<<<<
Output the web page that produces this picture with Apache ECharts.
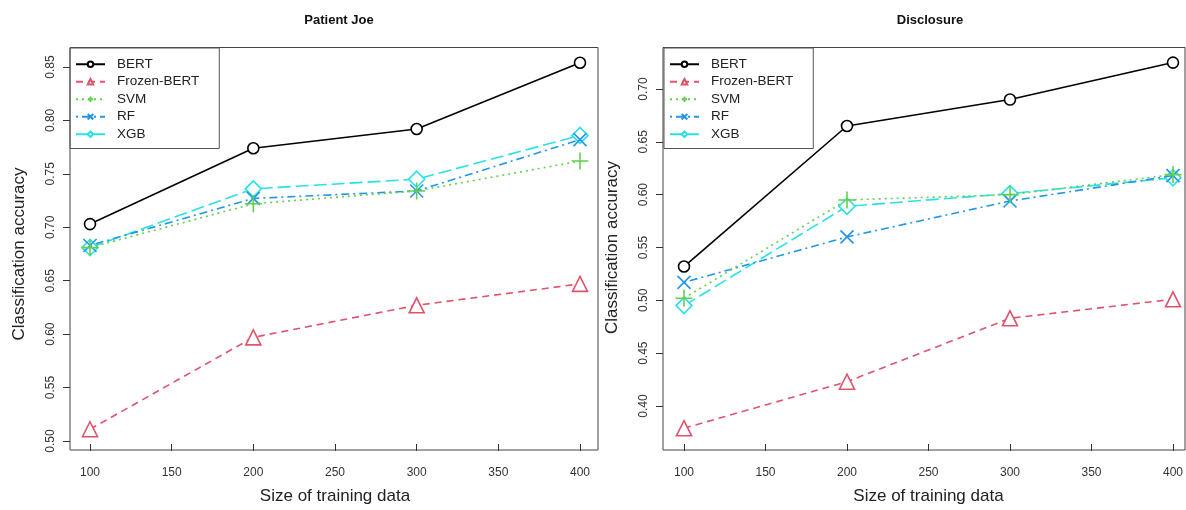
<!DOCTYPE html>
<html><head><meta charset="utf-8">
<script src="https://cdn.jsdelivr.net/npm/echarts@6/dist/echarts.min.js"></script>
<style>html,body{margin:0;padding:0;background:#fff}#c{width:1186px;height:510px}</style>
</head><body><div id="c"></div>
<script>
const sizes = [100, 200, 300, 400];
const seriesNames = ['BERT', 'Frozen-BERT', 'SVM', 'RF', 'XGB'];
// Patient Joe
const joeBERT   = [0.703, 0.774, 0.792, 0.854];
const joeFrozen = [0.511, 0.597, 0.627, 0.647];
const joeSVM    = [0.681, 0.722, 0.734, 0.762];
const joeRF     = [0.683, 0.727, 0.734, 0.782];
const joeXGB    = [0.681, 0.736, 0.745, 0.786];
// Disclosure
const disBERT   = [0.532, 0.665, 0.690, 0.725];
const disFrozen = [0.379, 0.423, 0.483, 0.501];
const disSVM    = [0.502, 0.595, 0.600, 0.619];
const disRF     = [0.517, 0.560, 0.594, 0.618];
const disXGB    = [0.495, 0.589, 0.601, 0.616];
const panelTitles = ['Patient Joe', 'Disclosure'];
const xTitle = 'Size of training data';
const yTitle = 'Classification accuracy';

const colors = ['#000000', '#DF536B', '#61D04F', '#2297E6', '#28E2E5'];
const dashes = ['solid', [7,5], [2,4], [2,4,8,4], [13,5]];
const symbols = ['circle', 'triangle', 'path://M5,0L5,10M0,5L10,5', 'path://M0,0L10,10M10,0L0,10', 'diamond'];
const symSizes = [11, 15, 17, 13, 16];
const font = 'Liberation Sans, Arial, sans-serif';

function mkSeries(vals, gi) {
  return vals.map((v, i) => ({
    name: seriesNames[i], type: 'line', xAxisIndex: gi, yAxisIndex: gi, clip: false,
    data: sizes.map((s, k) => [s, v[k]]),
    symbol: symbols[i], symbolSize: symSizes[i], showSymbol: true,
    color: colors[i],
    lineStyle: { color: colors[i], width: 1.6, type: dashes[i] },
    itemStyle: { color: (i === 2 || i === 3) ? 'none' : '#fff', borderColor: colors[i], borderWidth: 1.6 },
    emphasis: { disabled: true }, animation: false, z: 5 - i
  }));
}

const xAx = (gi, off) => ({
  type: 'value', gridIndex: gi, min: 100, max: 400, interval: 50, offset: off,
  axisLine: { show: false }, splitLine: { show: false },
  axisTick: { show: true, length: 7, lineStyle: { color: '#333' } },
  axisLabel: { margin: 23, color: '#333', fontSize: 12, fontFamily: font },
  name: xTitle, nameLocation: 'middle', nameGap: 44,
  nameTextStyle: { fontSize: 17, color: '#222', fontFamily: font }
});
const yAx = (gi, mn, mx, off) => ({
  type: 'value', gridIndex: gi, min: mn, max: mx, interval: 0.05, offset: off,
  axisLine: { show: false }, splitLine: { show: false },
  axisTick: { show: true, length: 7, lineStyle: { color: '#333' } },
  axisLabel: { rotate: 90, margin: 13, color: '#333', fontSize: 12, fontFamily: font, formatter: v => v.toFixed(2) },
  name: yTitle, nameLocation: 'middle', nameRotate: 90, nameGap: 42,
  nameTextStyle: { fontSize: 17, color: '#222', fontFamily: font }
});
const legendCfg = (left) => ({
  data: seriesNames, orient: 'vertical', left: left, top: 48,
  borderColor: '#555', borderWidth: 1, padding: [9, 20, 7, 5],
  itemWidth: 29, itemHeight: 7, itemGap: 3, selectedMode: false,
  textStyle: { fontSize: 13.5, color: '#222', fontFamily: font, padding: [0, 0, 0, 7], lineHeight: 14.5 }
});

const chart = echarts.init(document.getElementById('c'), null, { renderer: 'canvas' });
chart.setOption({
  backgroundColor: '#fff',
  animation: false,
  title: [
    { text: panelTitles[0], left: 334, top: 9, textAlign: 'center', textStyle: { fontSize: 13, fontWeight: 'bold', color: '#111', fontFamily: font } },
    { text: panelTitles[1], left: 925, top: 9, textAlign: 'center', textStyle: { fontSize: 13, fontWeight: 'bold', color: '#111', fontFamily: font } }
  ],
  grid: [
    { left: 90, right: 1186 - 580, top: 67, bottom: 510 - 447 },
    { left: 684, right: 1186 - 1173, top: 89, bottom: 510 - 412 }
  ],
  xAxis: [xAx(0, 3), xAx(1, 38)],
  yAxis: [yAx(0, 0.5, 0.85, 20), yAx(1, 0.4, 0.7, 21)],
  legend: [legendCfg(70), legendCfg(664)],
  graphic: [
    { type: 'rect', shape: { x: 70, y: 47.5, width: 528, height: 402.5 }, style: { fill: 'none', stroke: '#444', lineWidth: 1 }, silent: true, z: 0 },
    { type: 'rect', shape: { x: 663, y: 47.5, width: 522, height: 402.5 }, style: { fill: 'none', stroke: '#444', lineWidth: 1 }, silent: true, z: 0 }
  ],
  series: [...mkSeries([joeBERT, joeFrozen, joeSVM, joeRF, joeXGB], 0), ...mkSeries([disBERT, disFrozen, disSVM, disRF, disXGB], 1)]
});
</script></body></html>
>>>>
### Exercise
Repeat the material above in full and exactly, omitting the pictures.

### Result below
Output the web page that produces this picture with Apache ECharts.
<!DOCTYPE html>
<html><head><meta charset="utf-8">
<script src="https://cdn.jsdelivr.net/npm/echarts@6/dist/echarts.min.js"></script>
<style>html,body{margin:0;padding:0;background:#fff}#c{width:1186px;height:510px}</style>
</head><body><div id="c"></div>
<script>
const sizes = [100, 200, 300, 400];
const seriesNames = ['BERT', 'Frozen-BERT', 'SVM', 'RF', 'XGB'];
// Patient Joe
const joeBERT   = [0.703, 0.774, 0.792, 0.854];
const joeFrozen = [0.511, 0.597, 0.627, 0.647];
const joeSVM    = [0.681, 0.722, 0.734, 0.762];
const joeRF     = [0.683, 0.727, 0.734, 0.782];
const joeXGB    = [0.681, 0.736, 0.745, 0.786];
// Disclosure
const disBERT   = [0.532, 0.665, 0.690, 0.725];
const disFrozen = [0.379, 0.423, 0.483, 0.501];
const disSVM    = [0.502, 0.595, 0.600, 0.619];
const disRF     = [0.517, 0.560, 0.594, 0.618];
const disXGB    = [0.495, 0.589, 0.601, 0.616];
const panelTitles = ['Patient Joe', 'Disclosure'];
const xTitle = 'Size of training data';
const yTitle = 'Classification accuracy';

const colors = ['#000000', '#DF536B', '#61D04F', '#2297E6', '#28E2E5'];
const dashes = ['solid', [7,5], [2,4], [2,4,8,4], [13,5]];
const symbols = ['circle', 'triangle', 'path://M5,0L5,10M0,5L10,5', 'path://M0,0L10,10M10,0L0,10', 'diamond'];
const symSizes = [11, 15, 17, 13, 16];
const font = 'Liberation Sans, Arial, sans-serif';

function mkSeries(vals, gi) {
  return vals.map((v, i) => ({
    name: seriesNames[i], type: 'line', xAxisIndex: gi, yAxisIndex: gi, clip: false,
    data: sizes.map((s, k) => [s, v[k]]),
    symbol: symbols[i], symbolSize: symSizes[i], showSymbol: true,
    color: colors[i],
    lineStyle: { color: colors[i], width: 1.6, type: dashes[i] },
    itemStyle: { color: (i === 2 || i === 3) ? 'none' : '#fff', borderColor: colors[i], borderWidth: 1.6 },
    emphasis: { disabled: true }, animation: false, z: 5 - i
  }));
}

const xAx = (gi, off) => ({
  type: 'value', gridIndex: gi, min: 100, max: 400, interval: 50, offset: off,
  axisLine: { show: false }, splitLine: { show: false },
  axisTick: { show: true, length: 7, lineStyle: { color: '#333' } },
  axisLabel: { margin: 23, color: '#333', fontSize: 12, fontFamily: font },
  name: xTitle, nameLocation: 'middle', nameGap: 44,
  nameTextStyle: { fontSize: 17, color: '#222', fontFamily: font }
});
const yAx = (gi, mn, mx, off) => ({
  type: 'value', gridIndex: gi, min: mn, max: mx, interval: 0.05, offset: off,
  axisLine: { show: false }, splitLine: { show: false },
  axisTick: { show: true, length: 7, lineStyle: { color: '#333' } },
  axisLabel: { rotate: 90, margin: 13, color: '#333', fontSize: 12, fontFamily: font, formatter: v => v.toFixed(2) },
  name: yTitle, nameLocation: 'middle', nameRotate: 90, nameGap: 42,
  nameTextStyle: { fontSize: 17, color: '#222', fontFamily: font }
});
const legendCfg = (left) => ({
  data: seriesNames, orient: 'vertical', left: left, top: 48,
  borderColor: '#555', borderWidth: 1, padding: [9, 20, 7, 5],
  itemWidth: 29, itemHeight: 7, itemGap: 3, selectedMode: false,
  textStyle: { fontSize: 13.5, color: '#222', fontFamily: font, padding: [0, 0, 0, 7], lineHeight: 14.5 }
});

const chart = echarts.init(document.getElementById('c'), null, { renderer: 'canvas' });
chart.setOption({
  backgroundColor: '#fff',
  animation: false,
  title: [
    { text: panelTitles[0], left: 334, top: 9, textAlign: 'center', textStyle: { fontSize: 13, fontWeight: 'bold', color: '#111', fontFamily: font } },
    { text: panelTitles[1], left: 925, top: 9, textAlign: 'center', textStyle: { fontSize: 13, fontWeight: 'bold', color: '#111', fontFamily: font } }
  ],
  grid: [
    { left: 90, right: 1186 - 580, top: 67, bottom: 510 - 447 },
    { left: 684, right: 1186 - 1173, top: 89, bottom: 510 - 412 }
  ],
  xAxis: [xAx(0, 3), xAx(1, 38)],
  yAxis: [yAx(0, 0.5, 0.85, 20), yAx(1, 0.4, 0.7, 21)],
  legend: [legendCfg(70), legendCfg(664)],
  graphic: [
    { type: 'rect', shape: { x: 70, y: 47.5, width: 528, height: 402.5 }, style: { fill: 'none', stroke: '#444', lineWidth: 1 }, silent: true, z: 0 },
    { type: 'rect', shape: { x: 663, y: 47.5, width: 522, height: 402.5 }, style: { fill: 'none', stroke: '#444', lineWidth: 1 }, silent: true, z: 0 }
  ],
  series: [...mkSeries([joeBERT, joeFrozen, joeSVM, joeRF, joeXGB], 0), ...mkSeries([disBERT, disFrozen, disSVM, disRF, disXGB], 1)]
});
</script></body></html>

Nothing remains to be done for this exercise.